The European Commission has recently launched the STARTS (Science+Technology and Arts) project that is aimed at developing collaboration between scientists and media artists. This collaboration’s goal is to create innovative technologies; several projects are already being developed as part of this initiative. Multiple hackathons on applying human-computer interfaces in different fields are now organized all over the world. Hackathons are a great format that helps bring together people from different fields and motivate them to work together and implement new ideas. Still, the mere three days that most hackathons last are not enough to create something really significant. This is why it is the long-lasting projects that we want to focus on.

Aleksander Väljamäe's lecture. Credit: Svetlana Degtyarova
Aleksander Väljamäe's lecture. Credit: Svetlana Degtyarova

Demultiplexia

One of such projects is the experimental performance Demultiplexia that was staged as part of Estonia's 100th anniversary celebrations. The dancers’ brain activity was visualized as different images translated on a display. The idea was to make the dancers communicate between each other by using these images. The images were chosen by a computer based on the dancers’ emotions. This way, we wanted to show the dancers as cyborgs who can communicate without words.
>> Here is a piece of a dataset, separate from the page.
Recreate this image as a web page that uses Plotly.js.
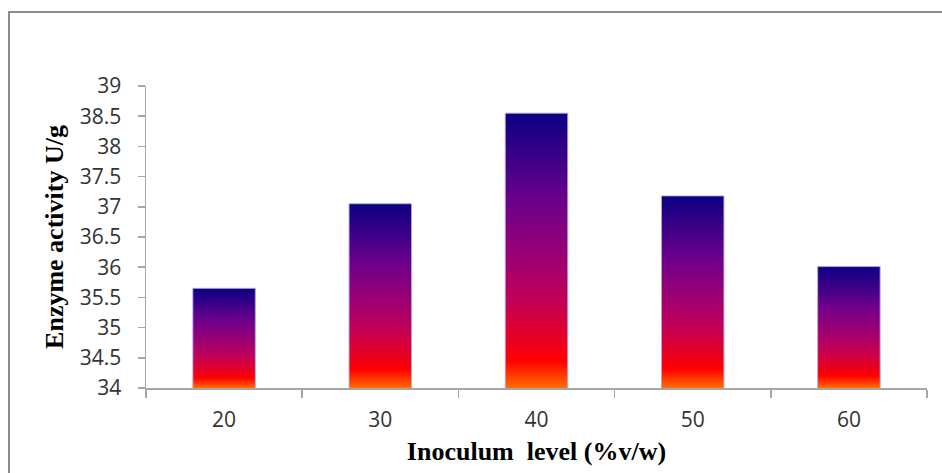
<!DOCTYPE html>
<html>
<head>
<meta charset="utf-8">
<script src="https://cdn.plot.ly/plotly-3.0.1.min.js"></script>
<style>
  html, body { margin: 0; padding: 0; background: #ffffff; }
  #chart { width: 942px; height: 473px; }
</style>
</head>
<body>
<div id="chart"></div>
<script>
// Data
const categories = ["20", "30", "40", "50", "60"];
const enzymeActivity = [35.65, 37.05, 38.55, 37.18, 36.01];
const yTickValues = [34, 34.5, 35, 35.5, 36, 36.5, 37, 37.5, 38, 38.5, 39];
const yTickLabels = ["34", "34.5", "35", "35.5", "36", "36.5", "37", "37.5", "38", "38.5", "39"];

// Gradient (top -> bottom) used to fill every bar
const gradientStops = [
  [0.00, "#0a0082"],
  [0.32, "#6c008c"],
  [0.55, "#a2006f"],
  [0.68, "#c10057"],
  [0.83, "#e8001e"],
  [0.90, "#ff0000"],
  [0.96, "#ff4000"],
  [1.00, "#ff6e00"]
];

const trace = {
  type: "bar",
  x: categories,
  y: enzymeActivity,
  marker: {
    color: "#a0006e",
    line: { color: "rgba(175,170,225,0.9)", width: 1 }
  },
  hoverinfo: "x+y"
};

const axisGray = "#a6a6a6";

const layout = {
  width: 942,
  height: 473,
  paper_bgcolor: "#ffffff",
  plot_bgcolor: "#ffffff",
  margin: { l: 146, r: 15, t: 86, b: 85 },
  bargap: 0.6,
  showlegend: false,
  xaxis: {
    type: "category",
    tickson: "boundaries",
    ticks: "outside",
    ticklen: 8,
    tickwidth: 1.5,
    tickcolor: axisGray,
    showline: true,
    linecolor: axisGray,
    linewidth: 1.5,
    showgrid: false,
    zeroline: false,
    ticklabelstandoff: 12,
    tickfont: { family: "Open Sans, sans-serif", size: 21, color: "#333333" },
    title: {
      text: "Inoculum\u00a0 level (%v/w)",
      font: { family: "Liberation Serif, Times New Roman, serif", size: 26, color: "#000000", weight: "bold" },
      standoff: 10
    }
  },
  yaxis: {
    range: [34, 39],
    tickmode: "array",
    tickvals: yTickValues,
    ticktext: yTickLabels,
    ticks: "outside",
    ticklen: 7,
    tickwidth: 1.5,
    tickcolor: axisGray,
    showline: true,
    linecolor: axisGray,
    linewidth: 1.5,
    showgrid: false,
    zeroline: false,
    ticklabelstandoff: 12,
    tickfont: { family: "Open Sans, sans-serif", size: 21, color: "#333333" },
    title: {
      text: "Enzyme activity U/g",
      font: { family: "Liberation Serif, Times New Roman, serif", size: 26, color: "#000000", weight: "bold" },
      standoff: 8
    }
  },
  shapes: [
    {
      type: "rect",
      xref: "paper", yref: "paper",
      x0: (9 - 146) / 781, x1: 1.2,
      y0: -0.5, y1: (388 - 12) / 302,
      line: { color: "#8c8c8c", width: 2 },
      fillcolor: "rgba(0,0,0,0)",
      layer: "below"
    }
  ]
};

Plotly.newPlot("chart", [trace], layout, { displayModeBar: false, staticPlot: true }).then(function (gd) {
  const NS = "http://www.w3.org/2000/svg";
  const svg = gd.querySelector("svg.main-svg");
  let defs = svg.querySelector("defs");
  if (!defs) { defs = document.createElementNS(NS, "defs"); svg.insertBefore(defs, svg.firstChild); }
  const plotBottom = gd._fullLayout.yaxis._length;
  gd.querySelectorAll(".trace.bars .point path").forEach(function (p, i) {
    const bb = p.getBBox();
    const top = Math.max(0, bb.y);
    const grad = document.createElementNS(NS, "linearGradient");
    const id = "barFireGradient" + i;
    grad.setAttribute("id", id);
    grad.setAttribute("gradientUnits", "userSpaceOnUse");
    grad.setAttribute("x1", "0"); grad.setAttribute("y1", String(top));
    grad.setAttribute("x2", "0"); grad.setAttribute("y2", String(plotBottom));
    gradientStops.forEach(function (s) {
      const st = document.createElementNS(NS, "stop");
      st.setAttribute("offset", s[0]);
      st.setAttribute("stop-color", s[1]);
      grad.appendChild(st);
    });
    defs.appendChild(grad);
    p.style.fill = "url(#" + id + ")";
  });
});
</script>
</body>
</html>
When working on this project, we drew on the fact that the brain’s activity remains the same whether you actually move or just imagine movements. We first decided to record the brain’s activity when one performs choreographic moves and not just simple actions. Still, we couldn’t accomplish this, as it turned out that we can’t record the necessary signals. So, we focused on the dancers’ psychosomatic states: we asked them to “dance” different emotions: fear, joy, solitude, anger, anxiety, etc. Then, we bound particular images to different types of signals. As result, the dancers tried to communicate different emotions, which were also visualized on the screen.

Aleksander Väljamäe's lecture. Credit: Svetlana Degtyarova
Aleksander Väljamäe's lecture. Credit: Svetlana Degtyarova

On interactions between scientists and artists

What did we learn from staging Demultiplexia and doing several other interdisciplinary projects? First of all, different people perceive the same things differently: we don’t have a common system for assessing objects and phenomena. For instance, an apple can induce completely different emotions in different people. Secondly, mutual respect is most important for continuing such studies. And that doesn’t have to do with the relationship between scientists and artists only. I believe that oftentimes mathematicians don’t consider sociologists real scientists or vice-versa. Thirdly, working in the field of neurotechnology and neurosomatic systems opens up new opportunities and poses lots of questions that we have to solve here and now. For instance, if you’re working with neurotheater, you have to consider the specifics of theatrical art and also think of ways to translate people’s movements and emotions on a screen. Those are complex questions that imply cooperation.

We publish the results of our project as articles in prestigious journals such as Nature. Neurotechnologies applied in art, neurotheater included, are the instrument that can help us better understand the workings of the human mind. I believe that neurotheater offers an opportunity to create a “collective mind”, i.e. unite the emotions of multiple people to produce a particular image. Or, as some of my colleagues believe, neurotechnology will help break the barriers between humans and computers.

Aleksander Väljamäe's lecture. Credit: Svetlana Degtyarova
Aleksander Väljamäe's lecture. Credit: Svetlana Degtyarova

Aleksander Väljamäe’s lecture opened the “Experimental Interaction Design: Physiological Computing Technologies for Performative Arts” international summer school. The school is conducted with support from the School of Digital Technologies of the Tallinn University, New Stage of Alexandrinsky Theater’s New Media Laboratory, and ITMO’s Higher School of Lighting Design.